The Barronnett Big Mike XT is an extra tall and incredibly roomy hub-style blind that features seven full feet of height along with a 62-by-62-inch footprint. I had the pleasure of meeting the man that the Big Mike is named for and it was quite obvious to see where the company formulated the idea for this piece of equipment. Trust me, if the real Big Mike can hunt out of this thing, someone like me who’s only 5-foot-9 will have no trouble at all!
The Ameristep Switch Blind is one of those products kind of like the Post-it note. You just have to scratch your head in wonder as to why you didn’t think of it yourself!
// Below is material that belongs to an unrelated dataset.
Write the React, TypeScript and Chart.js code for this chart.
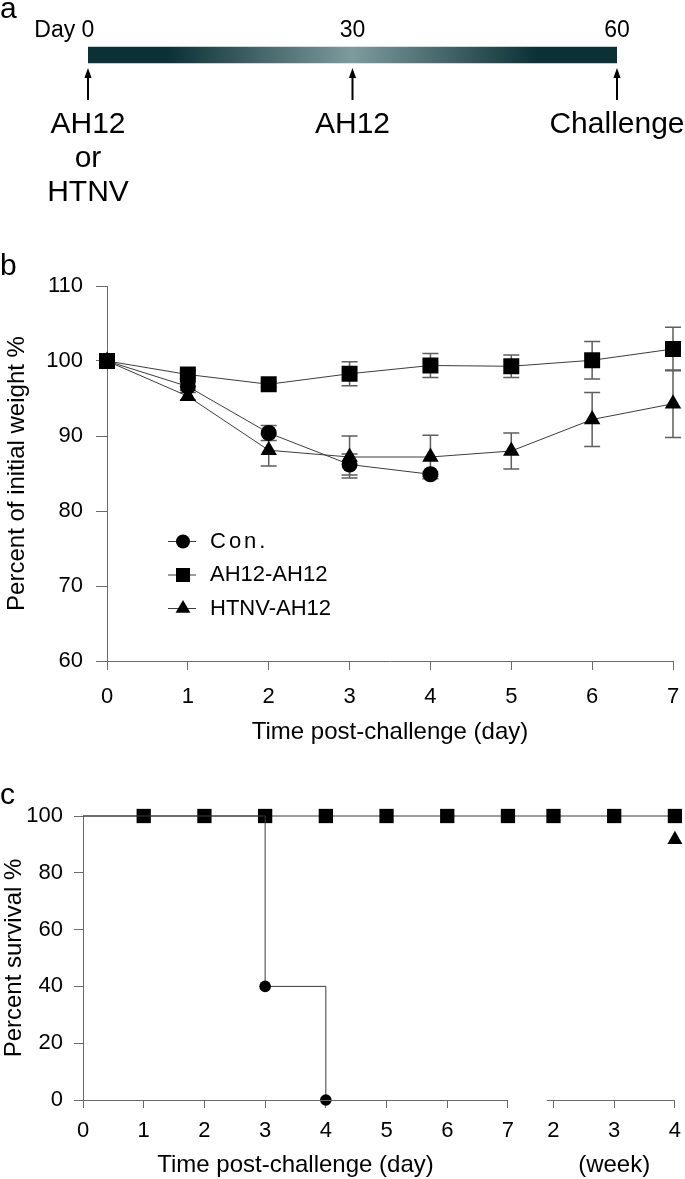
import React, { useEffect, useRef } from 'react';
import { Chart, registerables } from 'chart.js';

Chart.register(...registerables);

const FONT = '"Liberation Sans", Arimo, Arial, sans-serif';
const AXIS = '#6a6a6a';
const LINE = '#3c3c3c';
const ERR = '#5e5e5e';

Chart.defaults.font.family = FONT;
Chart.defaults.color = '#000';

// ---------- panel a : immunisation timeline ----------
const timelineDays = [0, 30, 60];
const timelineTickLabels = ['Day 0', '30', '60'];
const timelineEvents = [['AH12', 'or', 'HTNV'], ['AH12'], ['Challenge']];

// ---------- panel b : body weight ----------
const seriesNames = ['Con.', 'AH12-AH12', 'HTNV-AH12'];
const weightDays = [0, 1, 2, 3, 4, 5, 6, 7];
const conWeight = [100, 96.6, 90.4, 86.2, 84.9];
const conWeightErr = [0, 0.5, 1.0, 1.4, 0.3];
const ah12Weight = [100, 98.2, 96.9, 98.3, 99.4, 99.3, 100.1, 101.6];
const ah12WeightErr = [0, 0.5, 0.4, 1.6, 1.6, 1.5, 2.5, 2.9];
const htnvWeight = [100, 95.3, 88.1, 87.2, 87.2, 88.0, 92.2, 94.3];
const htnvWeightErr = [0, 0.5, 2.1, 2.8, 2.9, 2.4, 3.6, 4.5];

// ---------- panel c : survival ----------
const survivalTickPos = [0, 1, 2, 3, 4, 5, 6, 7, 7.75, 8.75, 9.75];
const survivalTickLabels = ['0', '1', '2', '3', '4', '5', '6', '7', '2', '3', '4'];
const conSurvivalX = [0, 3, 4];
const conSurvival = [100, 40, 0];
const ah12Survival = [100, 100, 100, 100, 100, 100, 100, 100, 100, 100, 100];
const htnvSurvival = [100, 100, 100, 100, 100, 100, 100, 100, 100, 100, 91.7];

document.body.style.margin = '0';

const pts = (xs: number[], ys: number[]) => ys.map((y, i) => ({ x: xs[i], y }));

function drawMarker(ctx: CanvasRenderingContext2D, style: string, x: number, y: number, r: number) {
  ctx.beginPath();
  if (style === 'circle') {
    ctx.arc(x, y, r, 0, Math.PI * 2);
  } else if (style === 'rect') {
    const s = r * Math.SQRT1_2;
    ctx.rect(x - s, y - s, 2 * s, 2 * s);
  } else {
    ctx.moveTo(x, y - r);
    ctx.lineTo(x + r * Math.sin((2 * Math.PI) / 3), y - r * Math.cos((2 * Math.PI) / 3));
    ctx.lineTo(x + r * Math.sin((4 * Math.PI) / 3), y - r * Math.cos((4 * Math.PI) / 3));
    ctx.closePath();
  }
  ctx.fill();
}

const panelLetter = (letter: string, baseline: number) => ({
  id: 'letter' + letter,
  afterDraw(chart: any) {
    const ctx = chart.ctx;
    ctx.save();
    ctx.fillStyle = '#000';
    ctx.font = `30px ${FONT}`;
    ctx.textAlign = 'left';
    ctx.textBaseline = 'alphabetic';
    ctx.fillText(letter, 0, baseline);
    ctx.restore();
  },
});

// ---------- configs ----------
const timelinePlugin = {
  id: 'timeline',
  afterDraw(chart: any) {
    const ctx = chart.ctx as CanvasRenderingContext2D;
    const xs = chart.scales.x;
    ctx.save();
    ctx.fillStyle = '#000';
    ctx.strokeStyle = '#000';
    timelineDays.forEach((d, i) => {
      const px = xs.getPixelForValue(d);
      ctx.font = `23px ${FONT}`;
      ctx.textBaseline = 'alphabetic';
      const label = timelineTickLabels[i];
      if (i === 0) {
        const w0 = ctx.measureText(String(d)).width;
        ctx.textAlign = 'right';
        ctx.fillText(label, px + w0 / 2, 37);
      } else {
        ctx.textAlign = 'center';
        ctx.fillText(label, px, 37);
      }
      ctx.lineWidth = 2;
      ctx.beginPath();
      ctx.moveTo(px, 100);
      ctx.lineTo(px, 76);
      ctx.stroke();
      ctx.beginPath();
      ctx.moveTo(px, 68);
      ctx.lineTo(px - 3.6, 78);
      ctx.lineTo(px + 3.6, 78);
      ctx.closePath();
      ctx.fill();
      ctx.font = `30px ${FONT}`;
      ctx.textAlign = 'center';
      timelineEvents[i].forEach((t, j) => ctx.fillText(t, px, 133 + j * 34));
    });
    ctx.restore();
  },
};

function timelineConfig(): any {
  return {
    type: 'bar',
    data: {
      labels: ['schedule'],
      datasets: [
        {
          data: [[timelineDays[0], timelineDays[timelineDays.length - 1]]],
          barThickness: 16,
          borderWidth: 0,
          backgroundColor: (c: any) => {
            const { ctx, chartArea } = c.chart;
            if (!chartArea) return '#0b3036';
            const g = ctx.createLinearGradient(chartArea.left, 0, chartArea.right, 0);
            g.addColorStop(0, '#0b3036');
            g.addColorStop(0.15, '#0b3036');
            g.addColorStop(0.5, '#7e9b9d');
            g.addColorStop(0.85, '#0b3036');
            g.addColorStop(1, '#0b3036');
            return g;
          },
        },
      ],
    },
    options: {
      indexAxis: 'y',
      responsive: false,
      animation: false,
      devicePixelRatio: 1,
      events: [],
      layout: { padding: { left: 88, right: 68, top: 40, bottom: 170 } },
      scales: {
        x: { type: 'linear', min: 0, max: 60, display: false },
        y: { display: false },
      },
      plugins: { legend: { display: false }, tooltip: { enabled: false } },
    },
    plugins: [timelinePlugin, panelLetter('a', 18)],
  };
}

const errorBarPlugin = {
  id: 'errorBars',
  beforeDatasetsDraw(chart: any) {
    const ctx = chart.ctx as CanvasRenderingContext2D;
    const xs = chart.scales.x;
    const ys = chart.scales.y;
    ctx.save();
    ctx.strokeStyle = ERR;
    ctx.lineWidth = 1.5;
    chart.data.datasets.forEach((ds: any) => {
      if (!ds.err) return;
      ds.data.forEach((p: any, i: number) => {
        const e = ds.err[i];
        if (!e) return;
        const px = xs.getPixelForValue(p.x);
        const y1 = ys.getPixelForValue(p.y + e);
        const y2 = ys.getPixelForValue(p.y - e);
        ctx.beginPath();
        ctx.moveTo(px, y1);
        ctx.lineTo(px, y2);
        ctx.moveTo(px - 8, y1);
        ctx.lineTo(px + 8, y1);
        ctx.moveTo(px - 8, y2);
        ctx.lineTo(px + 8, y2);
        ctx.stroke();
      });
    });
    ctx.restore();
  },
};

const legendPlugin = {
  id: 'innerLegend',
  afterDraw(chart: any) {
    const ctx = chart.ctx as CanvasRenderingContext2D;
    const sizes: Record<string, number> = { circle: 7, rect: 9.9, triangle: 8.6 };
    ctx.save();
    chart.data.datasets.forEach((ds: any, i: number) => {
      const cy = 296.5 + i * 33.5;
      const cx = 183;
      ctx.strokeStyle = LINE;
      ctx.lineWidth = 1;
      ctx.beginPath();
      ctx.moveTo(168, cy);
      ctx.lineTo(196, cy);
      ctx.stroke();
      ctx.fillStyle = '#000';
      drawMarker(ctx, ds.pointStyle, cx, cy, sizes[ds.pointStyle]);
      ctx.font = `22px ${FONT}`;
      ctx.textAlign = 'left';
      ctx.textBaseline = 'middle';
      (ctx as any).letterSpacing = i === 0 ? '3px' : '0px';
      ctx.fillText(ds.label, 210, cy);
    });
    ctx.restore();
  },
};

const lineStyle = {
  borderColor: LINE,
  borderWidth: 1,
  backgroundColor: '#000',
  pointBackgroundColor: '#000',
  pointBorderColor: '#000',
  pointBorderWidth: 0,
  tension: 0,
  clip: false,
};

const noSidePadding = (h: number) => (s: any) => {
  s.height = h;
  s.paddingLeft = 0;
  s.paddingRight = 0;
};

function weightConfig(): any {
  return {
    type: 'line',
    data: {
      datasets: [
        { ...lineStyle, label: seriesNames[0], data: pts(weightDays, conWeight), err: conWeightErr, pointStyle: 'circle', pointRadius: 8 },
        { ...lineStyle, label: seriesNames[1], data: pts(weightDays, ah12Weight), err: ah12WeightErr, pointStyle: 'rect', pointRadius: 11.3 },
        { ...lineStyle, label: seriesNames[2], data: pts(weightDays, htnvWeight), err: htnvWeightErr, pointStyle: 'triangle', pointRadius: 9.5 },
      ],
    },
    options: {
      responsive: false,
      animation: false,
      devicePixelRatio: 1,
      events: [],
      layout: { padding: { left: 0, right: 12, top: 41, bottom: 0 } },
      scales: {
        x: {
          type: 'linear',
          min: 0,
          max: 7,
          ticks: { stepSize: 1, padding: 14, color: '#000', font: { size: 22 }, maxRotation: 0 },
          grid: { drawOnChartArea: false, drawTicks: true, tickLength: 9, tickColor: AXIS },
          border: { color: AXIS, width: 1 },
          title: { display: true, text: 'Time post-challenge (day)', color: '#000', font: { size: 24 }, padding: { top: 0, bottom: 18.6 } },
          afterFit: noSidePadding(104),
        },
        y: {
          type: 'linear',
          min: 60,
          max: 110,
          ticks: { stepSize: 10, padding: 13, color: '#000', font: { size: 22 } },
          grid: { drawOnChartArea: false, drawTicks: true, tickLength: 11, tickColor: AXIS },
          border: { color: AXIS, width: 1 },
          title: { display: true, text: 'Percent of initial weight %', color: '#000', font: { size: 24, lineHeight: 1 }, padding: { top: 5, bottom: 0 } },
          afterFit: (s: any) => { s.width = 107; },
        },
      },
      plugins: { legend: { display: false }, tooltip: { enabled: false } },
    },
    plugins: [errorBarPlugin, legendPlugin, panelLetter('b', 30)],
  };
}

const survivalAxisPlugin = {
  id: 'survivalAxis',
  afterDraw(chart: any) {
    const ctx = chart.ctx as CanvasRenderingContext2D;
    const xs = chart.scales.x;
    const y = Math.round(chart.chartArea.bottom) + 0.5;
    ctx.save();
    ctx.strokeStyle = AXIS;
    ctx.lineWidth = 1;
    ctx.beginPath();
    ctx.moveTo(xs.getPixelForValue(0), y);
    ctx.lineTo(xs.getPixelForValue(7), y);
    ctx.moveTo(xs.getPixelForValue(7.64), y);
    ctx.lineTo(xs.getPixelForValue(9.75), y);
    ctx.stroke();
    ctx.fillStyle = '#000';
    ctx.font = `24px ${FONT}`;
    ctx.textAlign = 'center';
    ctx.textBaseline = 'alphabetic';
    const dayMid = (xs.getPixelForValue(0) + xs.getPixelForValue(7)) / 2;
    ctx.fillText('Time post-challenge (day)', dayMid, 392);
    ctx.fillText('(week)', xs.getPixelForValue(8.75), 392);
    ctx.restore();
  },
};

function survivalConfig(): any {
  const hideExceptLast = htnvSurvival.map((_, i) => (i === htnvSurvival.length - 1 ? 8.7 : 0));
  const ah12Radius = ah12Survival.map((_, i) => (i === 0 ? 0 : 10.1));
  return {
    type: 'line',
    data: {
      datasets: [
        { ...lineStyle, label: seriesNames[0], data: pts(conSurvivalX, conSurvival), stepped: true, pointStyle: 'circle', pointRadius: conSurvival.map((_, i) => (i === 0 ? 0 : 5.8)) },
        { ...lineStyle, label: seriesNames[1], data: pts(survivalTickPos, ah12Survival), stepped: true, pointStyle: 'rect', pointRadius: ah12Radius },
        { ...lineStyle, label: seriesNames[2], data: pts(survivalTickPos, htnvSurvival), showLine: false, pointStyle: 'triangle', pointRadius: hideExceptLast },
      ],
    },
    options: {
      responsive: false,
      animation: false,
      devicePixelRatio: 1,
      events: [],
      layout: { padding: { left: 0, right: 8, top: 36, bottom: 0 } },
      scales: {
        x: {
          type: 'linear',
          min: 0,
          max: 9.75,
          afterBuildTicks: (s: any) => { s.ticks = survivalTickPos.map((v) => ({ value: v })); },
          ticks: { padding: 9.5, color: '#000', font: { size: 22 }, autoSkip: false, maxRotation: 0, callback: (_v: any, i: number) => survivalTickLabels[i] },
          grid: { drawOnChartArea: false, drawTicks: true, tickLength: 8, tickColor: AXIS },
          border: { display: false },
          afterFit: noSidePadding(79),
        },
        y: {
          type: 'linear',
          min: 0,
          max: 100,
          ticks: { stepSize: 20, padding: 11, color: '#000', font: { size: 22 } },
          grid: { drawOnChartArea: false, drawTicks: true, tickLength: 9, tickColor: AXIS },
          border: { color: AXIS, width: 1 },
          title: { display: true, text: 'Percent survival %', color: '#000', font: { size: 24, lineHeight: 1 }, padding: { top: 2, bottom: 0 } },
          afterFit: (s: any) => { s.width = 83; },
        },
      },
      plugins: { legend: { display: false }, tooltip: { enabled: false } },
    },
    plugins: [survivalAxisPlugin, panelLetter('c', 24)],
  };
}

function ChartCanvas({ top, height, build }: { top: number; height: number; build: () => any }) {
  const ref = useRef<HTMLCanvasElement | null>(null);
  useEffect(() => {
    if (!ref.current) return;
    const chart = new Chart(ref.current, build());
    return () => chart.destroy();
  }, []);
  return (
    <canvas
      ref={ref}
      width={685}
      height={height}
      style={{ position: 'absolute', left: 0, top, width: 685, height, display: 'block' }}
    />
  );
}

export default function App() {
  return (
    <div style={{ position: 'relative', width: 685, height: 1179, background: '#fff', overflow: 'hidden' }}>
      <ChartCanvas top={0} height={240} build={timelineConfig} />
      <ChartCanvas top={245} height={520} build={weightConfig} />
      <ChartCanvas top={780} height={399} build={survivalConfig} />
    </div>
  );
}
This adjustable height blind can be set as low as 60 inches or as high as 88 inches, depending upon how you’d like to set it up. It uses a framework much like those seen on tailgating tents where the legs extend individually.
This design not only allows you to set it high for standing shots but also makes placing the blind on uneven ground a snap since keeping the blind level helps to improve your vision and clear your shots through the windows.
Although the footprint of the Switch Blind is a tad less (59-by-59 inches) than the Big Mike from Barronnett, it’s still plenty roomy enough and I’m quite sure that many hunters are going to love this one for its versatility.
A-Way Hunting Products has been coming out with cool hunting gadgets for years and I’ve been using their Bowgrunter Plus for about six of them now. For 2013 they are introducing something that hunters are going to find quite useful when building their own permanent ground blinds or “condo style” deer stands.
Shack Skins are lightweight and extremely durable corrugated plastic sheets that come printed with various camo images impregnated with UV protection so that they’ll last for years. These aren’t your run-of-the-mill camo prints, mind you, but actual photographs that allow you to choose the best ones for your hunting environment.
The 48-by-80-inch panels are easily cut, install in minutes and can be purchased in Skyline, Pine Bough or Marsh Grass designs.
I spent a couple of hours with Don Bell, founder of Code Blue deer scents, and found out what he’s been up to since he sold the company. To no one’s surprise, he’s been hard at it coming up with the next revolution in deer scent technology.
Don’s new company, Top Secret Deer Scents, is the only place that today’s hunters can purchase fresh deer urine scents that are guaranteed to stay that way for as long as you’d like.
How’s that possible? It’s as easy as removing the oxygen.
We all know that no matter the mammal it comes from, urine is yellow. However, hunters have become accustomed to purchasing bottles of buck urine or doe estrous urine that are dark brown and full of ammonia.
This comes from the urine “spoiling” due to it coming in contact with oxygen. Don’s idea, though simple, is one that no other company has come up with. Simply remove the oxygen and you’ll never have to worry about your scent going bad.
Top Secret utilizes an ingenious little pump that lets a hunter obtain the scent from the bottle and then pump the oxygen back out immediately. This means that the bottle of scent that you purchase from them will last indefinitely and remains good from year to year if you happen to have some left over.
Just as was always the case with Code Blue, Top Secret collects urine from a single deer for each bottle but he does offer blends for those looking for a less expensive option.
I’ll have to say that I enjoyed this year’s ATA show as much or more than any I’ve previously attended. The number of companies exhibiting seemed to be at a high that I’ve not seen in a while and the number of new products hitting the market was pretty exciting to see.
I’ve held onto a couple of new things that are worthy of an article on their own and you can expect to see something from me about those soon.